CB : Pour la phase de sélection, j'ai réalisé une petite vidéo que j'ai envoyée à mes amis et ma famille. Pour le concours, j'ai fait de nombreuses répétitions avec mes collègues, si bien qu'ils auraient même pu faire la présentation à ma place ! J'ai aussi suivi la formation d'Alexandra de Kaenel, qui nous a bien préparés tant pour la gestion du stress, la posture, que le contenu du discours. Les retours des autres candidates et candidats étaient également très précieux. Enfin, comme pour chacune de mes présentations, j'ai beaucoup discuté avec mon miroir. Une autre méthode très personnelle que j'utilise quand je suis seule, c'est de m'entraîner devant le journal de 20h ! Avoir une image en mouvement devant soi est plus perturbant que de parler devant son miroir, cela oblige à être plus concentré, et on peut aussi s'entraîner à fixer le regard d'une personne en regardant le présentateur dans les yeux.

Quelles ont été les principales difficultés à surmonter ?
CB : Je dirais que la difficulté majeure était d'imaginer une façon simple d'expliquer mon sujet. Ce n'est pas évident de trouver le bon équilibre entre vulgariser et expliquer précisément ce que l'on fait. Au début de la formation, mon discours était assez technique, il a fallu réfléchir à des images pour expliquer la même chose, mais de façon plus abordable, comme par exemple le sudoku pour les preuves à divulgation nulle de connaissance. Je suis une personne de nature assez stressée, j'ai donc dû faire beaucoup de répétitions pour compenser : le stress de la présentation devant tant de personnes, de passer sur YouTube, la pression du chronomètre, l’angoisse du trou de mémoire, etc.
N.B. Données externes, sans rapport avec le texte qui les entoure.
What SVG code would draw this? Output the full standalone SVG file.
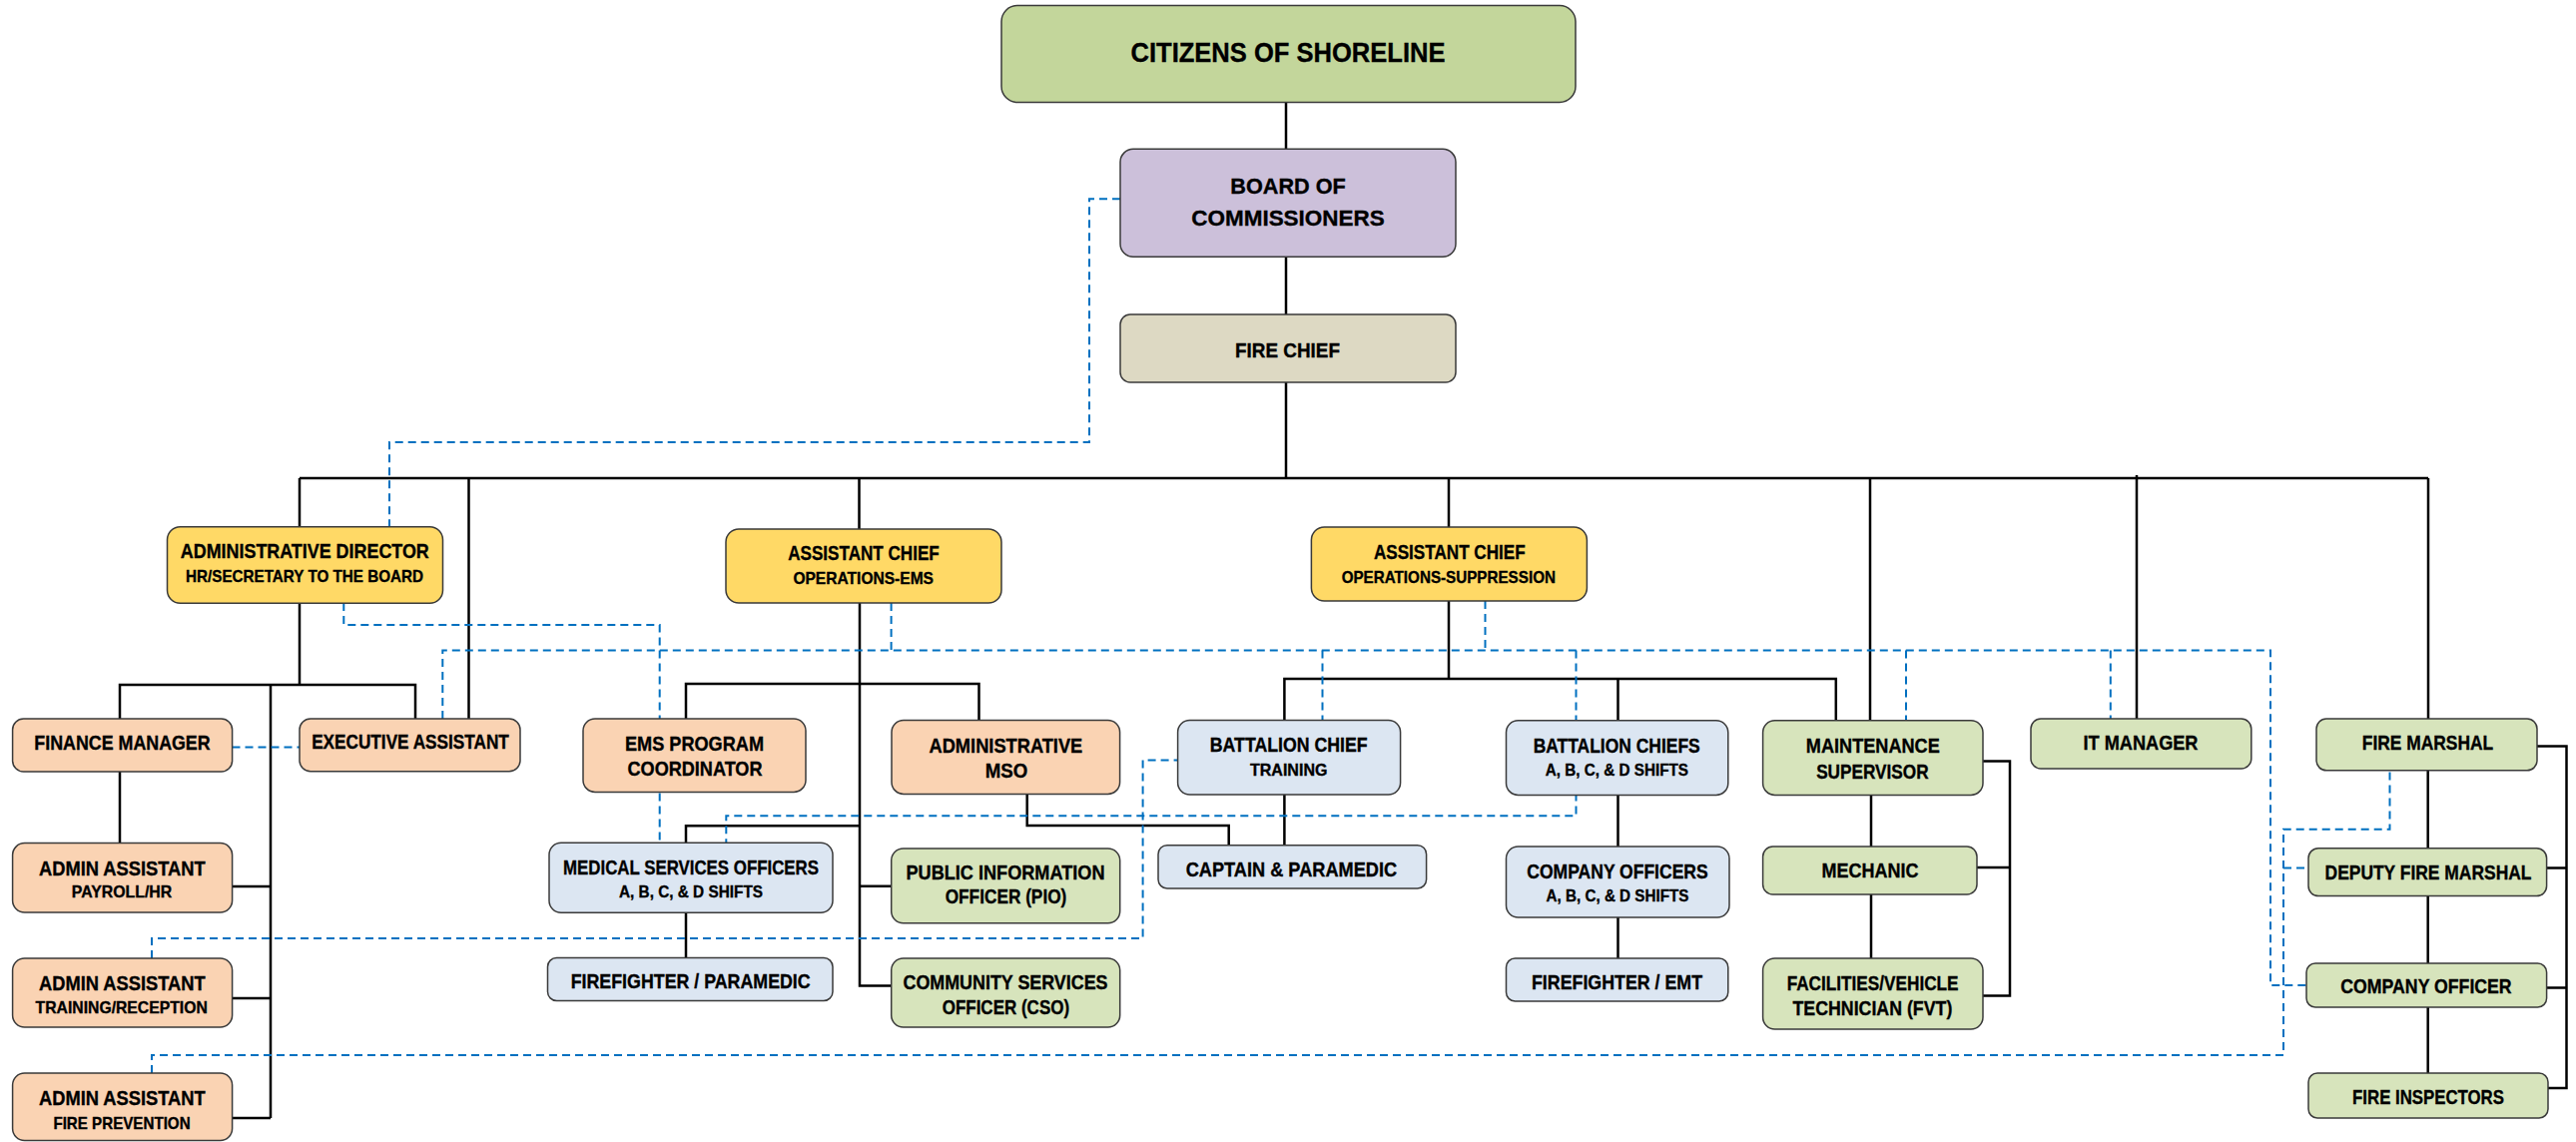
<svg xmlns="http://www.w3.org/2000/svg" width="2580" height="1144" viewBox="0 0 2580 1144">
<style>
.bx{stroke:#3a3a3a;stroke-width:1.5}
.g0{fill:#C3D69B}.lv{fill:#CCC0DA}.bg{fill:#DDD9C3}.yl{fill:#FFD966}.pc{fill:#FAD3B3}.bl{fill:#DCE6F2}.gr{fill:#D7E4BC}
text{font-family:"Liberation Sans",Arial,sans-serif;font-weight:bold;fill:#000;stroke:#000;stroke-width:0.35;text-anchor:middle}
.t{font-size:19.3px}.s{font-size:16.4px}.big{font-size:27px}.brd{font-size:22px}.fc{font-size:19.5px}
.ln{fill:none;stroke:#000;stroke-width:2.5}
.dl{fill:none;stroke:#0070C0;stroke-width:2;stroke-dasharray:8 5}
</style>
<rect width="2580" height="1144" fill="#fff"/>
<g id="connectors">
<path class="ln" d="M1288 103V149M1288 257V315M1288 383V479M300 479H2432M300 479V528M469.5 479V720M860.5 479V530M1451 479V528M1873 479V722M2140 476V720M2432 479V720"/>
<path class="ln" d="M300 604V686M120 720V686H416V720M271 686V1120M271 888H232M271 1000H232M271 1120H232M120 773V845"/>
<path class="ln" d="M861 604V987.5H893M687 720V685H980.5V721M687 845V827.3H861M861 887.7H893M1028.7 795V827H1230.7V847M687 914V960"/>
<path class="ln" d="M1451 602V680M1286.4 721V680H1838.8V722M1620.5 680V722M1286.4 796V847M1620.5 796V848M1620.5 919V960M1874 796V848M1874 896V960"/>
<path class="ln" d="M1986 762.5H2013V997.5H1986M1980 869H2013"/>
<path class="ln" d="M2431.7 772V850M2431.7 898V965M2431.7 1009V1075M2541 747.6H2570.5V1090H2552M2550.6 869.6H2570.5M2550.6 989.5H2570.5"/>
<path class="dl" d="M1122 199.3H1091V443H390V528"/>
<path class="dl" d="M344.3 604V626H660.7V845"/>
<path class="dl" d="M443.3 720V651.5H2274V987H2310"/>
<path class="dl" d="M892.6 604V651.5M1487.5 602V651.5M1324.5 651.5V721M1909 651.5V722M2113.8 651.5V720"/>
<path class="dl" d="M1578.5 651.5V817.3H727.3V844.5"/>
<path class="dl" d="M152 960V940H1144.6V761.6H1180"/>
<path class="dl" d="M152 1075V1057H2287V830.7H2393.5V772M2287 869.6H2312"/>
<path class="dl" d="M232.5 748.5H300"/>
</g>
<g id="citizens"><rect class="bx g0" x="1003" y="5.5" width="575" height="97" rx="16"/><text class="big" x="1290" y="61.7" textLength="315" lengthAdjust="spacingAndGlyphs">CITIZENS OF SHORELINE</text></g>
<g id="board"><rect class="bx lv" x="1122" y="149.3" width="336" height="108" rx="13"/><text class="brd" x="1290" y="194.3" textLength="115.5" lengthAdjust="spacingAndGlyphs">BOARD OF</text><text class="brd" x="1290" y="226" textLength="193.5" lengthAdjust="spacingAndGlyphs">COMMISSIONERS</text></g>
<g id="fire-chief"><rect class="bx bg" x="1122" y="315" width="336" height="68" rx="10"/><text class="fc" x="1289.5" y="358" textLength="105" lengthAdjust="spacingAndGlyphs">FIRE CHIEF</text></g>
<g id="admin-director"><rect class="bx yl" x="167.5" y="527.7" width="276" height="76.6" rx="13"/><text class="t" x="305.3" y="559.3" textLength="249" lengthAdjust="spacingAndGlyphs">ADMINISTRATIVE DIRECTOR</text><text class="s" x="305" y="582.7" textLength="238" lengthAdjust="spacingAndGlyphs">HR/SECRETARY TO THE BOARD</text></g>
<g id="ac-ems"><rect class="bx yl" x="727" y="530" width="276" height="74" rx="13"/><text class="t" x="865" y="561" textLength="151.5" lengthAdjust="spacingAndGlyphs">ASSISTANT CHIEF</text><text class="s" x="864.7" y="584.5" textLength="140.6" lengthAdjust="spacingAndGlyphs">OPERATIONS-EMS</text></g>
<g id="ac-suppression"><rect class="bx yl" x="1313.4" y="528" width="276" height="74" rx="13"/><text class="t" x="1451.8" y="560" textLength="151.8" lengthAdjust="spacingAndGlyphs">ASSISTANT CHIEF</text><text class="s" x="1450.8" y="583.5" textLength="214.3" lengthAdjust="spacingAndGlyphs">OPERATIONS-SUPPRESSION</text></g>
<g id="finance-manager"><rect class="bx pc" x="12.6" y="720" width="220" height="53" rx="11"/><text class="t" x="122.5" y="751" textLength="176.3" lengthAdjust="spacingAndGlyphs">FINANCE MANAGER</text></g>
<g id="executive-assistant"><rect class="bx pc" x="300" y="720" width="221" height="52.7" rx="11"/><text class="t" x="411" y="750" textLength="197.7" lengthAdjust="spacingAndGlyphs">EXECUTIVE ASSISTANT</text></g>
<g id="ems-program-coordinator"><rect class="bx pc" x="584" y="720" width="223" height="73.4" rx="12"/><text class="t" x="695.5" y="751.5" textLength="139" lengthAdjust="spacingAndGlyphs">EMS PROGRAM</text><text class="t" x="696" y="777.2" textLength="135" lengthAdjust="spacingAndGlyphs">COORDINATOR</text></g>
<g id="administrative-mso"><rect class="bx pc" x="893" y="721.4" width="228.6" height="74" rx="12"/><text class="t" x="1007.4" y="753.5" textLength="153.8" lengthAdjust="spacingAndGlyphs">ADMINISTRATIVE</text><text class="t" x="1008" y="779" textLength="42.5" lengthAdjust="spacingAndGlyphs">MSO</text></g>
<g id="battalion-chief-training"><rect class="bx bl" x="1179.6" y="721.4" width="223" height="74.6" rx="12"/><text class="t" x="1290.7" y="752.5" textLength="157.8" lengthAdjust="spacingAndGlyphs">BATTALION CHIEF</text><text class="s" x="1290.7" y="777" textLength="77.5" lengthAdjust="spacingAndGlyphs">TRAINING</text></g>
<g id="battalion-chiefs"><rect class="bx bl" x="1508.5" y="721.8" width="222.3" height="74.6" rx="12"/><text class="t" x="1619.2" y="754" textLength="167" lengthAdjust="spacingAndGlyphs">BATTALION CHIEFS</text><text class="s" x="1619.4" y="776.5" textLength="143.3" lengthAdjust="spacingAndGlyphs">A, B, C, &amp; D SHIFTS</text></g>
<g id="maintenance-supervisor"><rect class="bx gr" x="1765.6" y="721.8" width="220.4" height="74.6" rx="12"/><text class="t" x="1875.8" y="754" textLength="134" lengthAdjust="spacingAndGlyphs">MAINTENANCE</text><text class="t" x="1875.4" y="779.5" textLength="112.5" lengthAdjust="spacingAndGlyphs">SUPERVISOR</text></g>
<g id="it-manager"><rect class="bx gr" x="2034" y="720" width="220.8" height="50" rx="10"/><text class="t" x="2144" y="750.5" textLength="114.9" lengthAdjust="spacingAndGlyphs">IT MANAGER</text></g>
<g id="fire-marshal"><rect class="bx gr" x="2320" y="720" width="221" height="51.8" rx="10"/><text class="t" x="2431.5" y="750.5" textLength="131.4" lengthAdjust="spacingAndGlyphs">FIRE MARSHAL</text></g>
<g id="admin-assistant-payroll"><rect class="bx pc" x="12.6" y="844.6" width="220" height="69.4" rx="12"/><text class="t" x="122.3" y="876.5" textLength="166.5" lengthAdjust="spacingAndGlyphs">ADMIN ASSISTANT</text><text class="s" x="122" y="899" textLength="100.4" lengthAdjust="spacingAndGlyphs">PAYROLL/HR</text></g>
<g id="medical-services-officers"><rect class="bx bl" x="550" y="844.3" width="284" height="70" rx="12"/><text class="t" x="692" y="876" textLength="256" lengthAdjust="spacingAndGlyphs">MEDICAL SERVICES OFFICERS</text><text class="s" x="692" y="898.7" textLength="144" lengthAdjust="spacingAndGlyphs">A, B, C, &amp; D SHIFTS</text></g>
<g id="pio"><rect class="bx gr" x="892.7" y="850" width="229" height="74.7" rx="12"/><text class="t" x="1007" y="881" textLength="199" lengthAdjust="spacingAndGlyphs">PUBLIC INFORMATION</text><text class="t" x="1007.5" y="905" textLength="121.7" lengthAdjust="spacingAndGlyphs">OFFICER (PIO)</text></g>
<g id="captain-paramedic"><rect class="bx bl" x="1160" y="846.7" width="268.6" height="43.3" rx="9"/><text class="t" x="1293.4" y="877.5" textLength="211.4" lengthAdjust="spacingAndGlyphs">CAPTAIN &amp; PARAMEDIC</text></g>
<g id="company-officers"><rect class="bx bl" x="1508.5" y="848" width="223.5" height="71" rx="12"/><text class="t" x="1620" y="879.5" textLength="181.3" lengthAdjust="spacingAndGlyphs">COMPANY OFFICERS</text><text class="s" x="1620" y="903" textLength="143" lengthAdjust="spacingAndGlyphs">A, B, C, &amp; D SHIFTS</text></g>
<g id="mechanic"><rect class="bx gr" x="1765.6" y="848" width="214.4" height="48" rx="10"/><text class="t" x="1873" y="878.5" textLength="96.9" lengthAdjust="spacingAndGlyphs">MECHANIC</text></g>
<g id="deputy-fire-marshal"><rect class="bx gr" x="2312" y="849.7" width="238.6" height="47.9" rx="10"/><text class="t" x="2432" y="880.5" textLength="206.9" lengthAdjust="spacingAndGlyphs">DEPUTY FIRE MARSHAL</text></g>
<g id="admin-assistant-training"><rect class="bx pc" x="12.6" y="960" width="220" height="69" rx="12"/><text class="t" x="122.3" y="992" textLength="166.5" lengthAdjust="spacingAndGlyphs">ADMIN ASSISTANT</text><text class="s" x="121.7" y="1015.3" textLength="172.2" lengthAdjust="spacingAndGlyphs">TRAINING/RECEPTION</text></g>
<g id="firefighter-paramedic"><rect class="bx bl" x="548.5" y="959.5" width="285.5" height="43" rx="9"/><text class="t" x="691.7" y="990" textLength="240" lengthAdjust="spacingAndGlyphs">FIREFIGHTER / PARAMEDIC</text></g>
<g id="cso"><rect class="bx gr" x="892.7" y="960" width="229" height="69" rx="12"/><text class="t" x="1007" y="991.2" textLength="205" lengthAdjust="spacingAndGlyphs">COMMUNITY SERVICES</text><text class="t" x="1007.4" y="1016" textLength="127.4" lengthAdjust="spacingAndGlyphs">OFFICER (CSO)</text></g>
<g id="firefighter-emt"><rect class="bx bl" x="1508.5" y="960" width="222.3" height="43" rx="9"/><text class="t" x="1619.5" y="990.5" textLength="171" lengthAdjust="spacingAndGlyphs">FIREFIGHTER / EMT</text></g>
<g id="fvt"><rect class="bx gr" x="1765.6" y="960" width="220.4" height="71" rx="12"/><text class="t" x="1875.6" y="992" textLength="171.9" lengthAdjust="spacingAndGlyphs">FACILITIES/VEHICLE</text><text class="t" x="1875.4" y="1016.5" textLength="159.8" lengthAdjust="spacingAndGlyphs">TECHNICIAN (FVT)</text></g>
<g id="company-officer"><rect class="bx gr" x="2310" y="965" width="240.6" height="44" rx="9"/><text class="t" x="2430" y="995.3" textLength="171.3" lengthAdjust="spacingAndGlyphs">COMPANY OFFICER</text></g>
<g id="admin-assistant-fire-prevention"><rect class="bx pc" x="12.6" y="1075" width="220" height="67.5" rx="12"/><text class="t" x="122.3" y="1106.5" textLength="166.5" lengthAdjust="spacingAndGlyphs">ADMIN ASSISTANT</text><text class="s" x="122" y="1130.5" textLength="137.2" lengthAdjust="spacingAndGlyphs">FIRE PREVENTION</text></g>
<g id="fire-inspectors"><rect class="bx gr" x="2312" y="1075" width="240" height="45" rx="9"/><text class="t" x="2432" y="1105.5" textLength="151.8" lengthAdjust="spacingAndGlyphs">FIRE INSPECTORS</text></g>
</svg>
Que vous a apporté la participation à cette compétition ?
CB : Ce concours m'a énormément appris. Depuis le tout début de ma scolarité, l'oral a toujours été mon point faible. Etre sélectionnée parmi les 18 finalistes de Sorbonne Université était déjà une immense victoire. Remporter le prix des internautes m'a encore plus redonné confiance. J'ai aussi souvent tendance à me mettre en retrait et à me cacher derrière les autres, notamment dans le cadre professionnel. MT180 était mon projet, personne ne pouvait le faire à ma place. Je suis donc extrêmement fière d'avoir pu le mener à bien et avec autant de réussite.
Grâce à la formation, nous avons également reçu plein de conseils pour mieux aborder nos présentations. Ces quelques jours de préparation intense me serviront indéniablement pour de futurs exposés scientifiques ou présentations de vulgarisation et médiation.

Quels peuvent être les effets de ce concours sur l’image des doctorants et de la recherche ?
CB : Le concours apporte une visibilité aux doctorantes/doctorants, autre qu'une liste austère de publications. J'ai l'impression que pour de nombreuses personnes la définition d'un chercheur ou d'une chercheuse est une personne seule, isolée dans son bureau, lancée dans une course effrénée à la publication, ce qui peut paraître assez effrayant. Pour moi, la recherche est avant tout un partage et je crois que c'est l'image même renvoyée par le concours : celle de jeunes chercheurs passionnés, très heureux d'expliquer leurs travaux.